Abdul Muthalib terus bersikukuh dengan nadzarnya meski sangat berat. Lalu orang-orang Quraisy memberikan solusi agar penyembelihan Abdullah ditunda sebelum bertanya kepada orang pintar (dukun) di Khaibar, Madinah. Keputusan apakah penyembelihan dilanjutkan atau tidak diserahkan kepada orang pintar tersebut. Ia seorang perempuan. Jawabnya datang. Sang dukun, setelah dibantu asistennya, memerintahkan agar Abdullah ditebus dengan denda yang berlaku di kaum Quraisy, yaitu sepuluh ekor unta. Tapi tetap dilakukan dengan pengundian melalui dua anak panah undian nasib. Yang satu bertuliskan Abdullah dan yang satu bertuliskan unta. Jika yang keluar ada unta maka yang disembelih adalah unta. Di hadapan Hubal, Abdul Muthalib mengundi dengan anak panah. Dan yang keluar Abdullah. Nilai satu kali keluar nama Abdullah adalah seekor unta. Dan sampai undian yang kesepuluh, yang keluar tetap nama Abdullah, sampai jumlah unta yang dijadikan tebusan mencapai 100 ekor unta. Lalu, pada undian kesebalas, yang keluarb adalah unta. Dan setelah diulang berkali-kali, yang keluar tetap unta. Lalu disimpulkan bahwa Allah Swt menghendaki agar Abdullah tidak disebelih dan diganti dengan 100 ekor unta. Inilah yang dimaksud Aminah dalam syairnya bahwa Muhammad adalah anak dari orang yang selamat dari kematian atas pertolongan Allah dengan ditebus 100 ekor unta.
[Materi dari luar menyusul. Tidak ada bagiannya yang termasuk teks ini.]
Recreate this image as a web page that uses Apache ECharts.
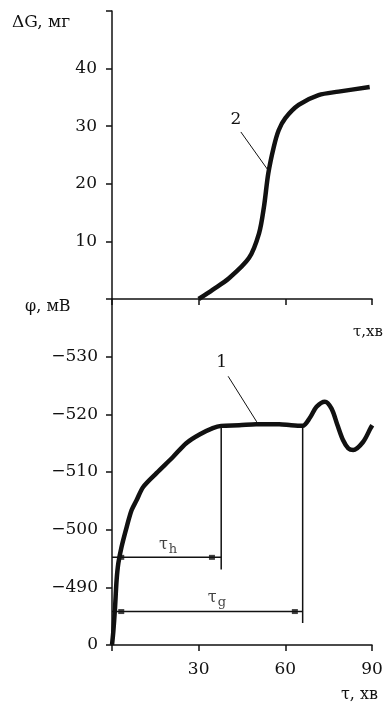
<!DOCTYPE html>
<html>
<head>
<meta charset="utf-8">
<script src="https://cdn.jsdelivr.net/npm/echarts@6/dist/echarts.min.js"></script>
<style>
html,body{margin:0;padding:0;background:#fff;}
#c{width:388px;height:706px;}
</style>
</head>
<body>
<div id="c"></div>
<script>
// ---- data ----
var xTicks = [0, 30, 60, 90];
var massTicks = [0, 10, 20, 30, 40, 50];
var potTicks = [-540, -530, -520, -510, -500, -490, -480];

// curve 2: mass gain ΔG (мг) vs time τ (хв)
var curve2 = [[30,0],[34.8,1.6],[40.5,3.6],[47.4,7.1],[50.9,11.4],[52.6,16],[54.1,21.8],[56,26.4],[57.7,29.3],[60,31.4],[64.6,33.7],[71.5,35.4],[78.4,36],[89.2,36.8]];

// curve 1: potential φ (мВ) vs time τ (хв)
var curve1 = [[0,-480],[0.45,-482.3],[1.0,-486.1],[1.6,-491.3],[2.2,-494.2],[3.3,-497],[5.1,-500.5],[6.8,-503.4],[8.5,-505.1],[10.8,-507.4],[15.4,-509.8],[21.1,-512.6],[25.7,-515],[30.3,-516.5],[34.9,-517.6],[37.8,-518],[44,-518.1],[49.9,-518.3],[57.9,-518.3],[62,-518.1],[66,-518],[68.5,-519.4],[70.8,-521.3],[73.7,-522.2],[76,-521.0],[78,-518.2],[80,-515.5],[81.8,-514.1],[83.5,-513.8],[86.9,-515.2],[89.5,-517.6],[90.1,-518.1]];

// time marks
var tauH = 37.8, tauHLevel = -495.2, tauHBottom = -493.1;
var tauG = 66, tauGLevel = -485.8, tauGBottom = -483.8;
var plateau = -518;
var arrowH = [[3.2, tauHLevel], [34.6, tauHLevel]];
var arrowG = [[3.2, tauGLevel], [63.3, tauGLevel]];

// labels
var label2Pos = [42.9, 31.1], leader2 = [[44.6, 29.0], [54.4, 22.1]];
var label1Pos = [38, -528.9], leader1 = [[40.2, -526.6], [50.1, -518.7]];
var tauHLabelPos = [19.4, -497.0], tauGLabelPos = [36.3, -487.8];

var FONT = 'DejaVu Serif';
var INK = '#111';

var chart = echarts.init(document.getElementById('c'), null, {renderer:'canvas'});

function lineSeries(data, xi, w, extra) {
  var s = {type:'line', xAxisIndex:xi, yAxisIndex:xi, data:data, symbol:'none',
    lineStyle:{color:INK, width:w}, itemStyle:{color:INK}, silent:true, animation:false, z:3};
  for (var k in extra) s[k] = extra[k];
  return s;
}

var axisLine = {lineStyle:{color:INK, width:1.5}};
var axisTick = {length:6, lineStyle:{color:INK, width:1.5}};

function textLabel(txt, size) {
  return {show:true, position:'inside', formatter:txt, fontFamily:FONT, fontSize:size,
    color:INK, textBorderWidth:0, opacity:1};
}

var option = {
  animation:false,
  grid:[
    {left:112, top:11, width:260, height:288},
    {left:112, top:299, width:260, height:346}
  ],
  xAxis:[
    {type:'value', gridIndex:0, min:xTicks[0], max:xTicks[xTicks.length-1], interval:30,
     axisLine:axisLine, axisTick:axisTick, axisLabel:{show:false}, splitLine:{show:false}},
    {type:'value', gridIndex:1, min:xTicks[0], max:xTicks[xTicks.length-1], interval:30,
     axisLine:axisLine, axisTick:axisTick,
     axisLabel:{margin:16, fontFamily:FONT, fontSize:17, color:INK,
       formatter:function(v){return v===0?'':String(v);}},
     splitLine:{show:false}}
  ],
  yAxis:[
    {type:'value', gridIndex:0, min:massTicks[0], max:massTicks[massTicks.length-1], interval:10,
     axisLine:axisLine, axisTick:axisTick,
     axisLabel:{margin:15, fontFamily:FONT, fontSize:17, color:INK,
       formatter:function(v){return (v===0||v===50)?'':String(v);}},
     splitLine:{show:false}},
    {type:'value', gridIndex:1, min:potTicks[0], max:potTicks[potTicks.length-1], interval:10, inverse:true,
     axisLine:axisLine, axisTick:axisTick,
     axisLabel:{margin:14, fontFamily:FONT, fontSize:17, color:INK,
       formatter:function(v){ if(v===-540) return ''; if(v===-480) return '0'; return '\u2212'+Math.abs(v);}},
     splitLine:{show:false}}
  ],
  graphic:[
    {type:'text', left:12, top:14, style:{text:'\u0394G, мг', font:'17px "DejaVu Serif"', fill:INK}},
    {type:'text', left:25, top:299, style:{text:'\u03C6, мВ', font:'16px "DejaVu Serif"', fill:INK}},
    {type:'text', right:5, top:325, style:{text:'\u03C4,хв', font:'15px "DejaVu Serif"', fill:INK}},
    {type:'text', right:10, top:687, style:{text:'\u03C4, хв', font:'16px "DejaVu Serif"', fill:INK}}
  ],
  series:[
    lineSeries(curve2, 0, 4.5, {smooth:0.3}),
    lineSeries(curve1, 1, 4.5, {smooth:0.3}),
    // leader lines
    lineSeries(leader2, 0, 1),
    lineSeries(leader1, 1, 1),
    // tau_h / tau_g construction
    lineSeries([[0, tauHLevel],[tauH, tauHLevel]], 1, 1.5),
    lineSeries([[tauH, plateau],[tauH, tauHBottom]], 1, 1.5),
    lineSeries([[0, tauGLevel],[tauG, tauGLevel]], 1, 1.5),
    lineSeries([[tauG, plateau],[tauG, tauGBottom]], 1, 1.5),
    {type:'scatter', xAxisIndex:1, yAxisIndex:1, data:arrowH.concat(arrowG), symbol:'rect', symbolSize:[6,5],
     itemStyle:{color:INK}, silent:true, z:4},
    // text labels anchored in data coordinates
    {type:'scatter', xAxisIndex:0, yAxisIndex:0, data:[label2Pos], symbolSize:1, silent:true,
     itemStyle:{color:'rgba(0,0,0,0)'}, label:textLabel('2', 17)},
    {type:'scatter', xAxisIndex:1, yAxisIndex:1, data:[label1Pos], symbolSize:1, silent:true,
     itemStyle:{color:'rgba(0,0,0,0)'}, label:textLabel('1', 17)},
    {type:'scatter', xAxisIndex:1, yAxisIndex:1, data:[tauHLabelPos, tauGLabelPos], symbolSize:1, silent:true,
     itemStyle:{color:'rgba(0,0,0,0)'},
     label:{show:true, position:'inside', color:INK, textBorderWidth:0,
       formatter:function(p){ return p.dataIndex===0 ? '{t|\u03C4}{s|h}' : '{t|\u03C4}{s|g}'; },
       rich:{t:{fontFamily:FONT, fontSize:16, color:INK, padding:[0,0,4,0]},
             s:{fontFamily:FONT, fontSize:13, color:INK, padding:[6,0,0,1]}}}}
  ]
};
chart.setOption(option);
</script>
</body>
</html>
Riwayat Ibn Ishaq di atas menyebutkan Abdullah, ayah Rasulullah Saw, adalah anak paling kecil Abdul Muthalib. Tentu hal ini tidak sejalan dengan riwayat yang shahih bahwa Hamzah sebenarnya lebih muda dari Abdullah. Bahkan kelahirannya tidak jauh berbeda dengan kelahiran Rasulullah Saw. Karena Hamzah pernah menyusu kepada Tsuwaibah, mantan budak perempuan Abu Lahab, tidak lama sebelum Rasulullah Saw. lalu al-Abbas lebih muda dari Hamzah. Namun, secara umum, para penulis sirah nabawiyyah sepakat bahwa Abdul Muthalib pernah bernadzar akan menyembelih salah seorang anaknya dan undian jatuh kepada Adullah. Adapun latar belakang nadzarnya wallâhu a‘lam.

Abdul Muthalib, selain mempunyai sepuluh anak laki-laki, mempunyai enam anak perempuan. Yaitu Shafiyyah, Ummu Hakim al-Baidha, Atikah, Umaimah, Arwa, dan Barrah. Seluruh putra-putri Abdul Muthalib adalah 16 orang dari tiga ibu. Yaitu pertama, Natilah binti Jinab melahirkan Abbas dan Dhirar. Kedua, Halah binti Wuhaib yang melahirkan Shafiyyah, Hamzah, Hajl dan Muqawwam. Ketiga, Fathimah binti Amr yang melahirkan Abdullah, Abu Thalib, al-Harits, al-Zubair, Abu Lahab, Ummu Hakim, Atikah, Umaimah, Arwa, dan Barrah.

Dalam bait syair Aminah, Nabi Ibrahim disebur dengan Ibraham. Hal ini karena kata Ibrahim dapat dibaca dengan enam bacaan. Yaitu ibrâhîm (إبراهيم), ibrâhâm(إبراهام), ibrâhûm (إبراهوم), ibrâhim (إبراهِم), ibrâham (إبراهَم), dan ibrâhum (إبراهُم).